— start of Data —

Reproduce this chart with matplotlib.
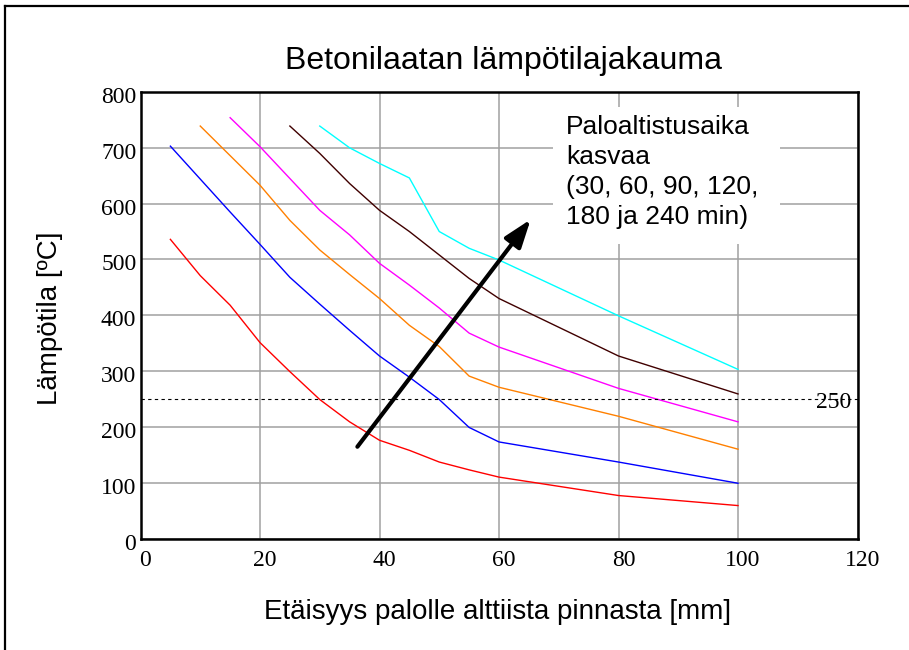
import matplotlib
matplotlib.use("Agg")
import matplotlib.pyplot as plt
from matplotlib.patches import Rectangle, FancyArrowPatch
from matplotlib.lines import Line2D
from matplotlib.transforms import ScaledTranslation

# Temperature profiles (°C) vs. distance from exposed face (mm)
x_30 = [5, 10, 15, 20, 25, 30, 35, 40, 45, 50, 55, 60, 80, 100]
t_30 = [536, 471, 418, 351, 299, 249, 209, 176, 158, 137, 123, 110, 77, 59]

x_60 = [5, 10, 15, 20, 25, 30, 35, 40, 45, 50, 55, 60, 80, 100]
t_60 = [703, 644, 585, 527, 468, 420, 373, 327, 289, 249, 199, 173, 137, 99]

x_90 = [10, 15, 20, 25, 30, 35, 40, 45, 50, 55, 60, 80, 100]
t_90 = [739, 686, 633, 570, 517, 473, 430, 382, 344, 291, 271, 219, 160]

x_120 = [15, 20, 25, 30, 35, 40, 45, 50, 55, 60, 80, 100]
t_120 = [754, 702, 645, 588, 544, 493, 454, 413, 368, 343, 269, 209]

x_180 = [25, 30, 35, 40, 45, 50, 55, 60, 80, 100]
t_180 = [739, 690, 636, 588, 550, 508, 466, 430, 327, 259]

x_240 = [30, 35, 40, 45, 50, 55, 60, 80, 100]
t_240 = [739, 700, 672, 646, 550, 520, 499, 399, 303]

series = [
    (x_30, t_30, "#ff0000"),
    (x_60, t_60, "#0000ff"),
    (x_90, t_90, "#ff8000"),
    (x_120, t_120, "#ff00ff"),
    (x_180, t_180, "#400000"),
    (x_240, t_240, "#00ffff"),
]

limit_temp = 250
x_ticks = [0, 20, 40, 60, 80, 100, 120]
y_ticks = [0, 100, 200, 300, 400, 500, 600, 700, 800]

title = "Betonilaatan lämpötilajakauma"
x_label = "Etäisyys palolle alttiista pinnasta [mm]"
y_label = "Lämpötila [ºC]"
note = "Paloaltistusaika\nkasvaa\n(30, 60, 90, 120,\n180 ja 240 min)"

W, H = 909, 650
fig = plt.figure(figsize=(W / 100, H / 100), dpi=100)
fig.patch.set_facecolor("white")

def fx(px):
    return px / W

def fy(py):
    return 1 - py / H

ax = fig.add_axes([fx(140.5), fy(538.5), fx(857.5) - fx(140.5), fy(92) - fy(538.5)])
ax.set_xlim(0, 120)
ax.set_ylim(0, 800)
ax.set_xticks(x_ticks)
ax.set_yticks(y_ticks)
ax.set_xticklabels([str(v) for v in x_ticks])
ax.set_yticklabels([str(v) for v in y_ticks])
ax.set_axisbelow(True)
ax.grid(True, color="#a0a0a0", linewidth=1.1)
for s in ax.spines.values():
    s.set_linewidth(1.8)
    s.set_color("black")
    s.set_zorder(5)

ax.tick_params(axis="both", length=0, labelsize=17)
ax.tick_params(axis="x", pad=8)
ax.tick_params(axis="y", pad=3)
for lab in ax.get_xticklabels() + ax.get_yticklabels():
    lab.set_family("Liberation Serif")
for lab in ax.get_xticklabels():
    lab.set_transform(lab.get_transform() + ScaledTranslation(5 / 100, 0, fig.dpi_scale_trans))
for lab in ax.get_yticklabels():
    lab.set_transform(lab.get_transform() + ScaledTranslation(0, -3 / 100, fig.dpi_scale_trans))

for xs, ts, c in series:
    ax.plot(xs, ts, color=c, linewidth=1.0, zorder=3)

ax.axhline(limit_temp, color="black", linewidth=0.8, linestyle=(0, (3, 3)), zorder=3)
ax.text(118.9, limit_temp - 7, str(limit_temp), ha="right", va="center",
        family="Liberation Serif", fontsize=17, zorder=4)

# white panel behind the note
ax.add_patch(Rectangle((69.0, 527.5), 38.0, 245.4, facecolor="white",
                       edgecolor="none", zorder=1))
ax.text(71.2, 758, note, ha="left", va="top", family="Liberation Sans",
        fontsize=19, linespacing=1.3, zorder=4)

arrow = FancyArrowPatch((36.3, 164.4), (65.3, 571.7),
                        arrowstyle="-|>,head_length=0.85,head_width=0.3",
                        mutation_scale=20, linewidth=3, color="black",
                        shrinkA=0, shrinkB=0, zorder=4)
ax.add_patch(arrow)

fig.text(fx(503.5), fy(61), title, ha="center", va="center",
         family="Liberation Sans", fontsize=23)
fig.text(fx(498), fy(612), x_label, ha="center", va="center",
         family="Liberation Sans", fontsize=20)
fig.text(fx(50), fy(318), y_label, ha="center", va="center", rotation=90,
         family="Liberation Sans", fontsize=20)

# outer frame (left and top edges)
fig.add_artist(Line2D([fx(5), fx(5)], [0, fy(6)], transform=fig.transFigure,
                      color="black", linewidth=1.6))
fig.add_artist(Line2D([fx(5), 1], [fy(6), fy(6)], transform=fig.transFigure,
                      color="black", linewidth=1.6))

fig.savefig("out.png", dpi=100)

— end of Data —

- Instruction
Starting at the top of the listing above, please restate word for word each line up to and including the one that holds "y_ticks = [0, 100, 200, 300, 400, 500, 600, 700, 800]", omitting every image.

- Response below
Reproduce this chart with matplotlib.
import matplotlib
matplotlib.use("Agg")
import matplotlib.pyplot as plt
from matplotlib.patches import Rectangle, FancyArrowPatch
from matplotlib.lines import Line2D
from matplotlib.transforms import ScaledTranslation

# Temperature profiles (°C) vs. distance from exposed face (mm)
x_30 = [5, 10, 15, 20, 25, 30, 35, 40, 45, 50, 55, 60, 80, 100]
t_30 = [536, 471, 418, 351, 299, 249, 209, 176, 158, 137, 123, 110, 77, 59]

x_60 = [5, 10, 15, 20, 25, 30, 35, 40, 45, 50, 55, 60, 80, 100]
t_60 = [703, 644, 585, 527, 468, 420, 373, 327, 289, 249, 199, 173, 137, 99]

x_90 = [10, 15, 20, 25, 30, 35, 40, 45, 50, 55, 60, 80, 100]
t_90 = [739, 686, 633, 570, 517, 473, 430, 382, 344, 291, 271, 219, 160]

x_120 = [15, 20, 25, 30, 35, 40, 45, 50, 55, 60, 80, 100]
t_120 = [754, 702, 645, 588, 544, 493, 454, 413, 368, 343, 269, 209]

x_180 = [25, 30, 35, 40, 45, 50, 55, 60, 80, 100]
t_180 = [739, 690, 636, 588, 550, 508, 466, 430, 327, 259]

x_240 = [30, 35, 40, 45, 50, 55, 60, 80, 100]
t_240 = [739, 700, 672, 646, 550, 520, 499, 399, 303]

series = [
    (x_30, t_30, "#ff0000"),
    (x_60, t_60, "#0000ff"),
    (x_90, t_90, "#ff8000"),
    (x_120, t_120, "#ff00ff"),
    (x_180, t_180, "#400000"),
    (x_240, t_240, "#00ffff"),
]

limit_temp = 250
x_ticks = [0, 20, 40, 60, 80, 100, 120]
y_ticks = [0, 100, 200, 300, 400, 500, 600, 700, 800]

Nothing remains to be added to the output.